Nearshoring rewards the brokers who prepared before the tender landed. The demand map is public, the corridors are known, and the carrier network can be borrowed rather than built. What cannot be skipped is the decision to start before your competitors do.
Frequently asked questions
What does nearshoring actually change for a freight broker?
It moves demand toward cross-border lanes years before finished-goods volume appears, starting with southbound construction, machinery, and components. Brokers who build Mexico capability early capture the whole demand curve, while those who wait compete only for the mature volume. The margin profile also differs: cross-border loads typically carry multiples of the margin of comparable domestic moves.
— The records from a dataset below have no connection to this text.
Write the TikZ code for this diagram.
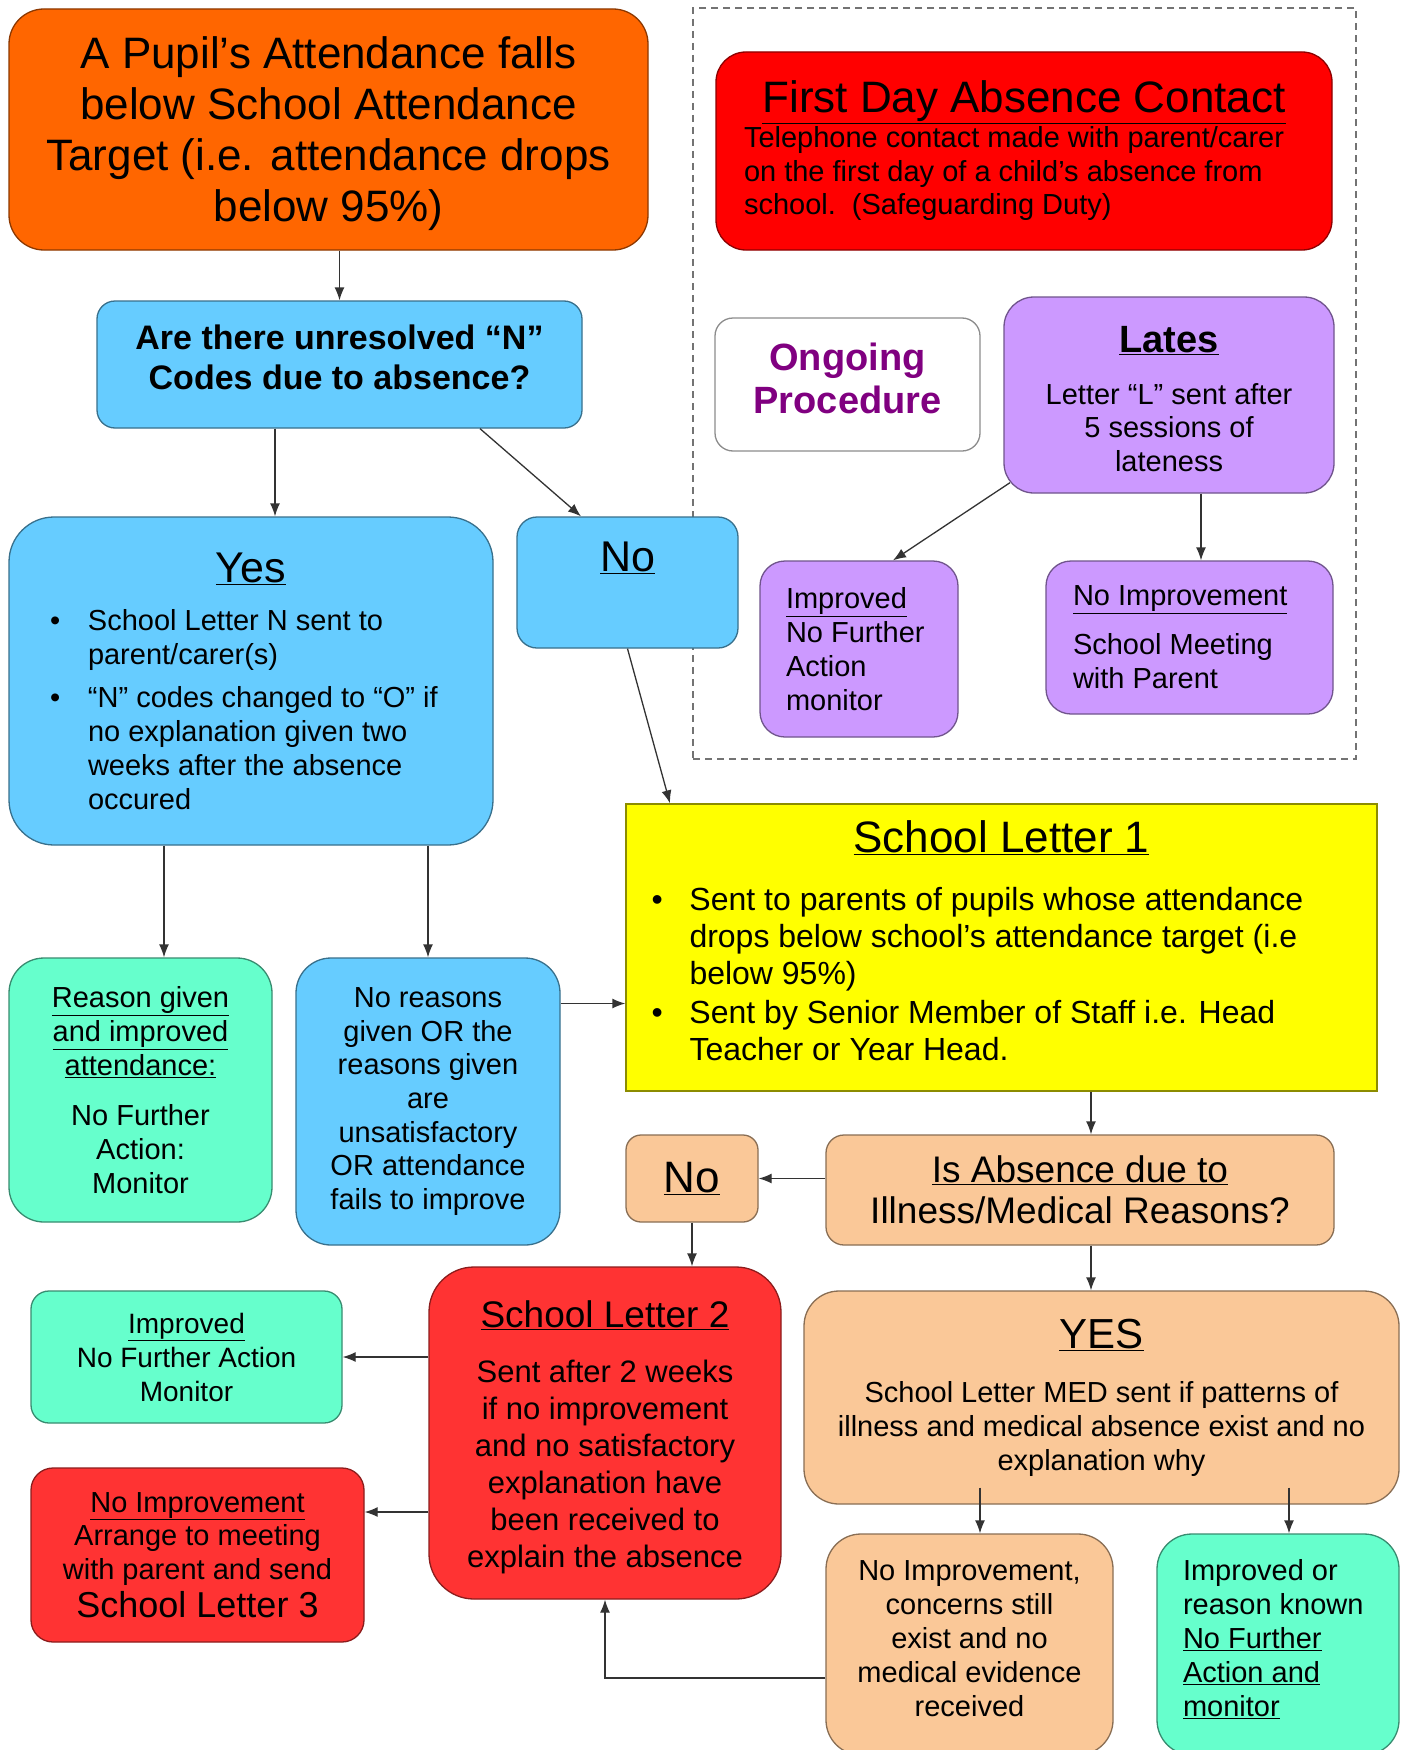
\documentclass[tikz,border=0pt]{standalone}
\usepackage{fontspec}
\setmainfont{Liberation Sans}
\usetikzlibrary{arrows.meta}

\definecolor{cOrange}{HTML}{FF6600}
\definecolor{cRed}{HTML}{FF0000}
\definecolor{cRose}{HTML}{FF3333}
\definecolor{cBlue}{HTML}{66CCFF}
\definecolor{cLilac}{HTML}{CC99FF}
\definecolor{cMint}{HTML}{66FFCC}
\definecolor{cYellow}{HTML}{FFFF00}
\definecolor{cPeach}{HTML}{FAC898}
\definecolor{cPurple}{HTML}{800080}

\newcommand\fsz[2]{\fontsize{#1}{#2}\selectfont}
\newcommand\bul[3]{\par\noindent\hangindent=#2\hangafter=1\hbox to #2{\hskip #1\textbullet\hfil}#3\par}
\newcommand\lift[1]{\rule[-#1]{0pt}{1pt}}

\tikzset{
  box/.style={draw=#1!55!black, fill=#1, line width=1.3pt, rounded corners=25pt,
    align=flush center, inner sep=0pt},
  sqbox/.style={box=#1, sharp corners},
  leftbox/.style={box=#1, align=flush left},
  arr/.style={-{Latex[length=13pt,width=10pt]}, line width=1.3pt, draw=black!80},
  frame/.style={draw=black!55, dashed, line width=1.3pt, dash pattern=on 7pt off 5pt}
}

\begin{document}
\begin{tikzpicture}[x=1pt,y=-1pt]
\clip (0,0) rectangle (1410,1750);
\fill[white] (0,0) rectangle (1410,1750);

% ongoing procedure panel
\node[frame, minimum width=663pt, minimum height=751pt] (panel) at (1024.5,383.5) {};

\node[box=cOrange, rounded corners=35pt, minimum width=639pt, minimum height=241pt, text width=620pt,
  font=\fsz{44}{51}] (pupil) at (328.5,129.5)
  {\rule{0pt}{41pt}A Pupil’s Attendance falls\\below School Attendance\\Target (i.e. attendance drops\\below 95\%)};

\node[box=cRed, rounded corners=30pt, minimum width=616pt, minimum height=198pt, text width=560pt,
  font=\fsz{44}{35}] (firstday) at (1024,151)
  {\underline{First Day Absence Contact}\\
   \begin{minipage}[t]{560pt}\fsz{29}{33.5}Telephone contact made with parent/carer\newline
   on the first day of a child’s absence from\newline school.\ \ (Safeguarding Duty)\end{minipage}};

\node[box=white, rounded corners=18pt, minimum width=265pt, minimum height=133pt, text width=240pt,
  font=\fsz{38}{43}\bfseries, text=cPurple] (ongoing) at (847.5,384.5)
  {Ongoing\\Procedure\lift{13pt}};

\node[box=cLilac, rounded corners=30pt, minimum width=330pt, minimum height=196pt, text width=300pt,
  font=\fsz{29}{33.5}] (lates) at (1169,395)
  {{\fsz{38}{38}\bfseries\underline{Lates}\rule{0pt}{34pt}}\\[18pt]Letter “L” sent after\\5 sessions of\\lateness};

\node[leftbox=cLilac, minimum width=198pt, minimum height=176pt, text width=146pt,
  font=\fsz{29}{34}] (improvedL) at (859,649)
  {\underline{Improved}\\No Further\\Action\\monitor};

\node[leftbox=cLilac, minimum width=287pt, minimum height=153pt, text width=233pt,
  font=\fsz{29}{34}] (noimpL) at (1189.5,637.5)
  {\underline{No Improvement}\\[15pt]School Meeting\\with Parent};

\node[box=cBlue, rounded corners=18pt, minimum width=485pt, minimum height=127pt, text width=460pt,
  font=\fsz{34}{40}\bfseries] (question) at (339.5,364.5)
  {Are there unresolved “N”\\Codes due to absence?\lift{14pt}};

\node[box=cBlue, rounded corners=45pt, minimum width=484pt, minimum height=328pt, text width=440pt,
  font=\fsz{43}{48}] (yes) at (251,681)
  {\underline{Yes}\\
   \begin{minipage}[t]{440pt}\fsz{29}{34}
   \bul{19pt}{57pt}{School Letter N sent to\newline parent/carer(s)}
   \vskip 9pt
   \bul{19pt}{57pt}{“N” codes changed to “O” if\newline no explanation given two\newline weeks after the absence\newline occured}
   \end{minipage}};

\node[box=cBlue, rounded corners=20pt, minimum width=221pt, minimum height=131pt] (noB) at (627.5,582.5) {};
\node[font=\fsz{43}{43}] (noBtext) at (627.5,558) {\underline{No}};

\node[sqbox=cYellow, minimum width=751pt, minimum height=287pt, text width=700pt,
  font=\fsz{44}{44}] (letter1) at (1001.5,947.5)
  {\underline{School Letter 1}\\[14pt]
   \begin{minipage}[t]{700pt}\fsz{32}{37}
   \bul{0pt}{38pt}{Sent to parents of pupils whose attendance\newline drops below school’s attendance target (i.e\newline below 95\%)}
   \vskip 2pt
   \bul{0pt}{38pt}{Sent by Senior Member of Staff i.e. Head\newline Teacher or Year Head.}
   \kern 14pt
   \end{minipage}};

\node[box=cMint, rounded corners=35pt, minimum width=263pt, minimum height=264pt, text width=240pt,
  font=\fsz{29}{34}] (reason) at (140.5,1090)
  {\underline{Reason given}\\\underline{and improved}\\\underline{attendance:}\\[16pt]No Further\\Action:\\Monitor};

\node[box=cBlue, rounded corners=35pt, minimum width=264pt, minimum height=287pt, text width=240pt,
  font=\fsz{29}{33.7}] (noreasons) at (428,1101.5)
  {No reasons\\given OR the\\reasons given\\are\\unsatisfactory\\OR attendance\\fails to improve};

\node[box=cPeach, rounded corners=15pt, minimum width=132pt, minimum height=87pt,
  font=\fsz{44}{44}] (noC) at (692,1178.5)
  {\underline{No}};

\node[box=cPeach, rounded corners=18pt, minimum width=508pt, minimum height=110pt, text width=480pt,
  font=\fsz{37}{41}] (isabs) at (1080,1190)
  {\underline{Is Absence due to}\\Illness/Medical Reasons?};

\node[box=cRose, rounded corners=45pt, minimum width=352pt, minimum height=332pt, text width=330pt,
  font=\fsz{31}{37}] (letter2) at (605,1433)
  {{\fsz{37}{37}\underline{School Letter 2}\rule{0pt}{36pt}}\\[18pt]Sent after 2 weeks\\if no improvement\\and no satisfactory\\explanation have\\been received to\\explain the absence};

\node[box=cPeach, rounded corners=35pt, minimum width=595pt, minimum height=213pt, text width=570pt,
  font=\fsz{29}{34}] (yesC) at (1101.5,1397.5)
  {{\fsz{42}{42}\underline{YES}}\\[20pt]School Letter MED sent if patterns of\\illness and medical absence exist and no\\explanation why};

\node[box=cMint, rounded corners=18pt, minimum width=311pt, minimum height=132pt, text width=290pt,
  font=\fsz{28}{34}] (improvedG) at (186.5,1357)
  {\underline{Improved}\\No Further Action\\Monitor};

\node[box=cRose, rounded corners=22pt, minimum width=333pt, minimum height=174pt, text width=320pt,
  font=\fsz{29}{33.5}] (noimpR) at (197.5,1555)
  {\underline{No Improvement}\\Arrange to meeting\\with parent and send\\[5pt]{\fsz{36}{39}School Letter 3}};

\node[box=cPeach, rounded corners=35pt, minimum width=287pt, minimum height=221pt, text width=270pt,
  font=\fsz{29}{34}] (concerns) at (969.5,1644.5)
  {No Improvement,\\concerns still\\exist and no\\medical evidence\\received\lift{11pt}};

\node[leftbox=cMint, rounded corners=35pt, minimum width=242pt, minimum height=221pt, text width=190pt,
  font=\fsz{29}{34}] (improvedOr) at (1278,1644.5)
  {Improved or\\reason known\\\underline{No Further}\\\underline{Action and}\\\underline{monitor}\lift{14pt}};

% connector ports
\coordinate (qL) at ([xshift=-64.5pt]question.south);
\coordinate (qR) at ([xshift=140.5pt]question.south);
\coordinate (noIn) at ([xshift=-46.5pt]noB.north);
\coordinate (l1In) at ([xshift=-331.5pt]letter1.north);
\coordinate (latesL) at ([xshift=-159pt,yshift=11pt]lates.south);
\coordinate (impIn) at ([xshift=34pt]improvedL.north);
\coordinate (latesR) at ([xshift=32pt]lates.south);
\coordinate (yesL) at ([xshift=-87pt]yes.south);
\coordinate (nrOut) at ([yshift=98pt]noreasons.east);
\coordinate (l1Out) at ([xshift=89.5pt]letter1.south);
\coordinate (nrIn) at ([yshift=43pt]noimpR.east);
\coordinate (yL) at ([xshift=-121.5pt,yshift=17pt]yesC.south);
\coordinate (yR) at ([xshift=187.5pt,yshift=17pt]yesC.south);
\coordinate (cOut) at ([yshift=-33.5pt]concerns.west);

\draw[arr] (question.north |- pupil.south) -- (question.north);
\draw[arr] (qL) -- (qL |- yes.north);
\draw[arr] (qR) -- (noIn);
\draw[arr] (noB.south) -- (l1In);
\draw[arr] (latesL) -- (impIn);
\draw[arr] (latesR) -- (latesR |- noimpL.north);
\draw[arr] (yesL) -- (yesL |- reason.north);
\draw[arr] (noreasons.north |- yes.south) -- (noreasons.north);
\draw[arr] (nrOut) -- (nrOut -| letter1.west);
\draw[arr] (l1Out) -- (l1Out |- isabs.north);
\draw[arr] (isabs.west |- noC.east) -- (noC.east);
\draw[arr] (noC.south) -- (noC.south |- letter2.north);
\draw[arr] (l1Out |- isabs.south) -- (l1Out |- yesC.north);
\draw[arr] (letter2.west |- improvedG.east) -- (improvedG.east);
\draw[arr] (letter2.west |- nrIn) -- (nrIn);
\draw[arr] (yL) -- (yL |- concerns.north);
\draw[arr] (yR) -- (yR |- improvedOr.north);
\draw[arr] (cOut) -| (letter2.south);
\end{tikzpicture}
\end{document}
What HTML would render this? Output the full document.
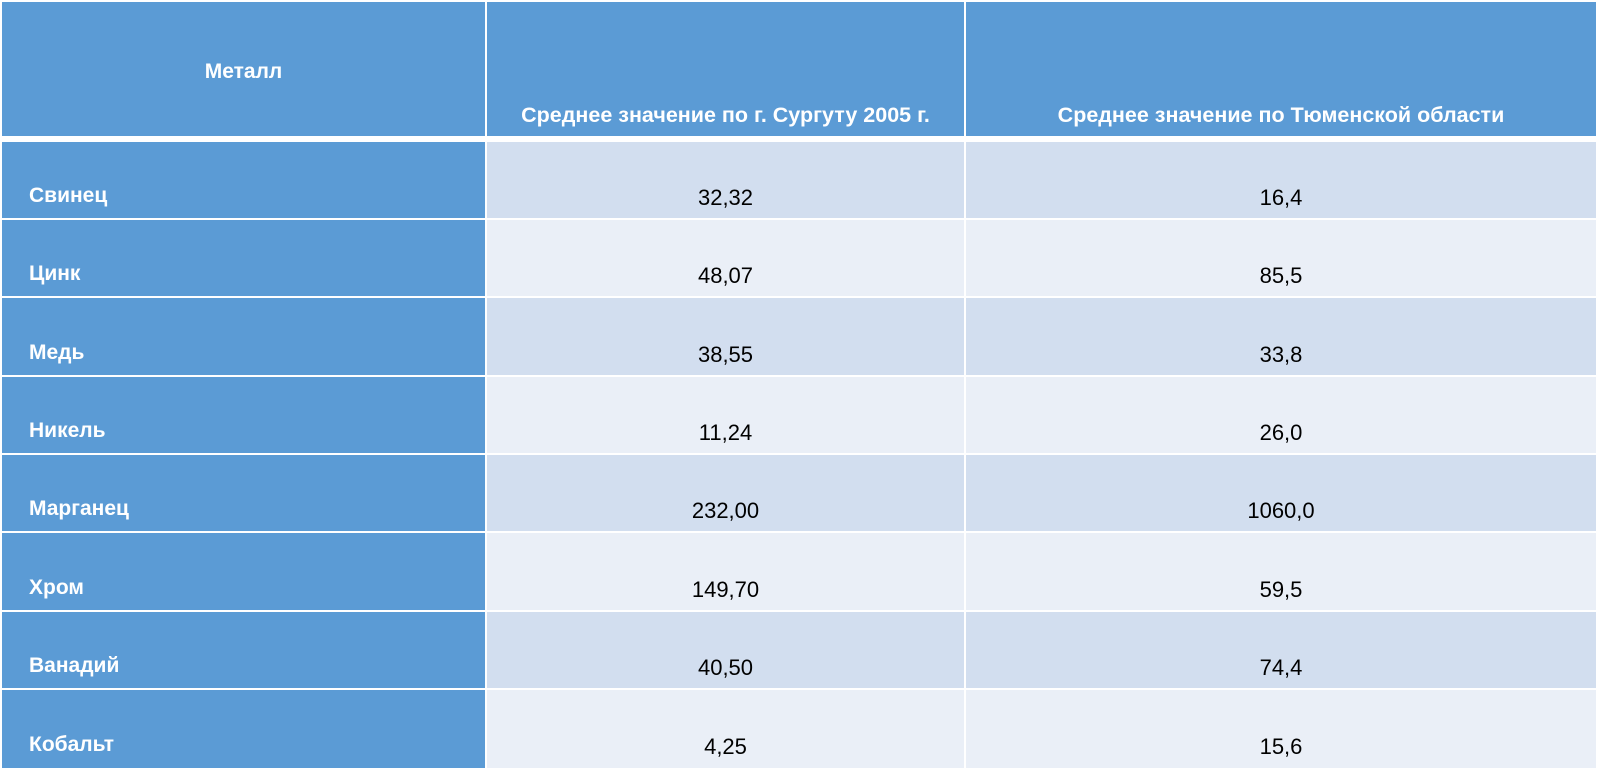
<!DOCTYPE html>
<html><head><meta charset="utf-8"><style>
html,body{margin:0;padding:0;}
body{width:1602px;height:776px;background:#fff;position:relative;overflow:hidden;font-family:"Liberation Sans","DejaVu Sans",sans-serif;}
.c{position:absolute;box-sizing:border-box;}
.t{position:absolute;white-space:nowrap;font-size:22px;line-height:24px;}
.h{background:#5B9BD5;}
.o{background:#D2DEEF;}
.e{background:#EAEFF7;}
.w{color:#fff;font-weight:bold;font-size:21px;}
.c1{left:2px;width:483px;}
.c2{left:487px;width:477px;}
.c3{left:966px;width:630px;}
.n{left:29px;}
.v2{left:487px;width:477px;text-align:center;}
.v3{left:966px;width:630px;text-align:center;}
</style></head><body>
<div class="c h c1" style="top:2px;height:134px"></div>
<div class="c h c2" style="top:2px;height:134px"></div>
<div class="c h c3" style="top:2px;height:134px"></div>
<div class="t w" style="left:2px;width:483px;text-align:center;top:60px">Металл</div>
<div class="t w v2" style="top:103px;font-size:21.5px">Среднее значение по г. Сургуту 2005 г.</div>
<div class="t w v3" style="top:103px;font-size:21.5px">Среднее значение по Тюменской области</div>

<div class="c h c1" style="top:142px;height:76px"></div><div class="c o c2" style="top:142px;height:76px"></div><div class="c o c3" style="top:142px;height:76px"></div>
<div class="t w n" style="top:184px">Свинец</div><div class="t v2" style="top:186px">32,32</div><div class="t v3" style="top:186px">16,4</div>

<div class="c h c1" style="top:220px;height:76px"></div><div class="c e c2" style="top:220px;height:76px"></div><div class="c e c3" style="top:220px;height:76px"></div>
<div class="t w n" style="top:262px">Цинк</div><div class="t v2" style="top:264px">48,07</div><div class="t v3" style="top:264px">85,5</div>

<div class="c h c1" style="top:298px;height:77px"></div><div class="c o c2" style="top:298px;height:77px"></div><div class="c o c3" style="top:298px;height:77px"></div>
<div class="t w n" style="top:341px">Медь</div><div class="t v2" style="top:343px">38,55</div><div class="t v3" style="top:343px">33,8</div>

<div class="c h c1" style="top:377px;height:76px"></div><div class="c e c2" style="top:377px;height:76px"></div><div class="c e c3" style="top:377px;height:76px"></div>
<div class="t w n" style="top:419px">Никель</div><div class="t v2" style="top:421px">11,24</div><div class="t v3" style="top:421px">26,0</div>

<div class="c h c1" style="top:455px;height:76px"></div><div class="c o c2" style="top:455px;height:76px"></div><div class="c o c3" style="top:455px;height:76px"></div>
<div class="t w n" style="top:497px">Марганец</div><div class="t v2" style="top:499px">232,00</div><div class="t v3" style="top:499px">1060,0</div>

<div class="c h c1" style="top:533px;height:77px"></div><div class="c e c2" style="top:533px;height:77px"></div><div class="c e c3" style="top:533px;height:77px"></div>
<div class="t w n" style="top:576px">Хром</div><div class="t v2" style="top:578px">149,70</div><div class="t v3" style="top:578px">59,5</div>

<div class="c h c1" style="top:612px;height:76px"></div><div class="c o c2" style="top:612px;height:76px"></div><div class="c o c3" style="top:612px;height:76px"></div>
<div class="t w n" style="top:654px">Ванадий</div><div class="t v2" style="top:656px">40,50</div><div class="t v3" style="top:656px">74,4</div>

<div class="c h c1" style="top:690px;height:78px"></div><div class="c e c2" style="top:690px;height:78px"></div><div class="c e c3" style="top:690px;height:78px"></div>
<div class="t w n" style="top:733px">Кобальт</div><div class="t v2" style="top:735px">4,25</div><div class="t v3" style="top:735px">15,6</div>
</body></html>
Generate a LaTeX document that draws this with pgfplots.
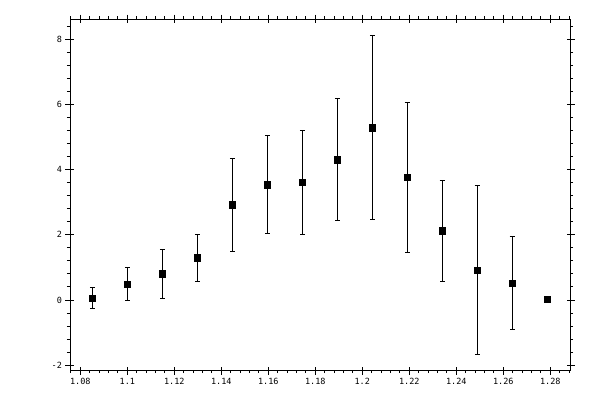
\documentclass[border=0pt]{standalone}
\usepackage{pgfplots}
\pgfplotsset{compat=1.18}
\usepackage{fontspec}
\setmainfont{DejaVu Sans Mono}

% measured points: x, y, symmetric y error
\pgfplotstableread{
x y e
1.0851 0.06 0.32
1.1000 0.49 0.50
1.1149 0.80 0.76
1.1298 1.29 0.72
1.1447 2.92 1.42
1.1596 3.54 1.51
1.1745 3.61 1.60
1.1894 4.31 1.87
1.2043 5.29 2.83
1.2191 3.76 2.30
1.2340 2.12 1.55
1.2489 0.92 2.59
1.2638 0.52 1.42
1.2787 0.03 0.00
}\data

\pgfplotsset{
  frame/.style={
    at={(70pt,30pt)}, anchor=south west,
    scale only axis, width=500pt, height=351pt,
    xmin=1.0756, xmax=1.2884, ymin=-2.145, ymax=8.615,
    xtick={1.08,1.1,1.12,1.14,1.16,1.18,1.2,1.22,1.24,1.26,1.28},
    ytick={-2,0,2,4,6,8},
    axis line style={line width=1pt},
    every tick/.style={black, line width=1pt},
    tick pos=both,
  },
}

\begin{document}
\begin{tikzpicture}
\path[use as bounding box] (0,0) rectangle (600pt,400pt);
\begin{axis}[frame,
    xticklabels={1.08,1.1,1.12,1.14,1.16,1.18,1.2,1.22,1.24,1.26,1.28},
    yticklabels={-2,0,2,4,6,8},
    xticklabel pos=lower, yticklabel pos=left,
    ticklabel style={font=\fontsize{8.5}{10}\selectfont},
    minor xtick={1.076,1.08,...,1.2882},
    minor ytick={-2,-1.6,...,8.5},
    tick align=outside,
    major tick length=4.5pt, minor tick length=3pt,
  ]
  \addplot[only marks, mark=square*, mark size=3.3pt, black,
    error bars/.cd, y dir=both, y explicit,
    error bar style={line width=1pt},
    error mark options={rotate=90, mark size=2.5pt, line width=1pt}]
    table[x=x, y=y, y error=e] {\data};
\end{axis}
\begin{axis}[frame,
    xticklabels={}, yticklabels={},
    tick align=inside, major tick length=3.5pt,
  ]
\end{axis}
\end{tikzpicture}
\end{document}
We do not have much Mexico freight yet. When should we build the capability?
Before the tender, because the tender rarely waits for you to get ready. The lowest-cost start: ask your existing customers about their Mexico freight, quote the cross-border tabs on RFPs you already receive, and learn the market with rate data before you have loads. Capability built in advance is why the first tender converts instead of stalling.
Where is carrier capacity strongest inside Mexico?
The Monterrey anchor market and the Bajio industrial corridor are the deepest, matching where nearshoring demand concentrates. The deep south and southeast are thinner, often requiring paid repositioning, and some specialty equipment is scarce on specific corridors. An honest capacity map beats an optimistic one, so scope thin regions openly and plan repositioning into the price.
Can nearshoring freight move directly between Mexico and Canada?
Yes. Mexico-Canada freight moves in-bond through the U.S. without entering U.S. commerce, and it is a growing corridor as manufacturers integrate all three markets. Sub-lanes can be thin, notably reefer on the long north-south runs, so treat carrier depth as lane-specific rather than assuming symmetric coverage.
Which border crossing should my freight use?
Usually the one where the customs broker, typically the shipper's or consignee's, is set up, because Mexican customs clears at the port of entry. Beyond that constraint, crossing choice is a genuine pricing and transit variable: the dominant crossings offer density, alternates offer resilience, and specialty freight like oversize and hazmat routes through specific bridges.
How is finding and vetting carriers different on these lanes?
Mexican carriers are credentialed by Mexican authorities, so vetting runs on the RFC and tax certificate, the SICT federal permit, the CAAT, insurance posture, and legal identity rather than MC lookups. Doing that document work carrier by carrier is slow, which is why vetted marketplaces, where verification happens before a carrier can bid, have become the practical route to nearshoring capacity.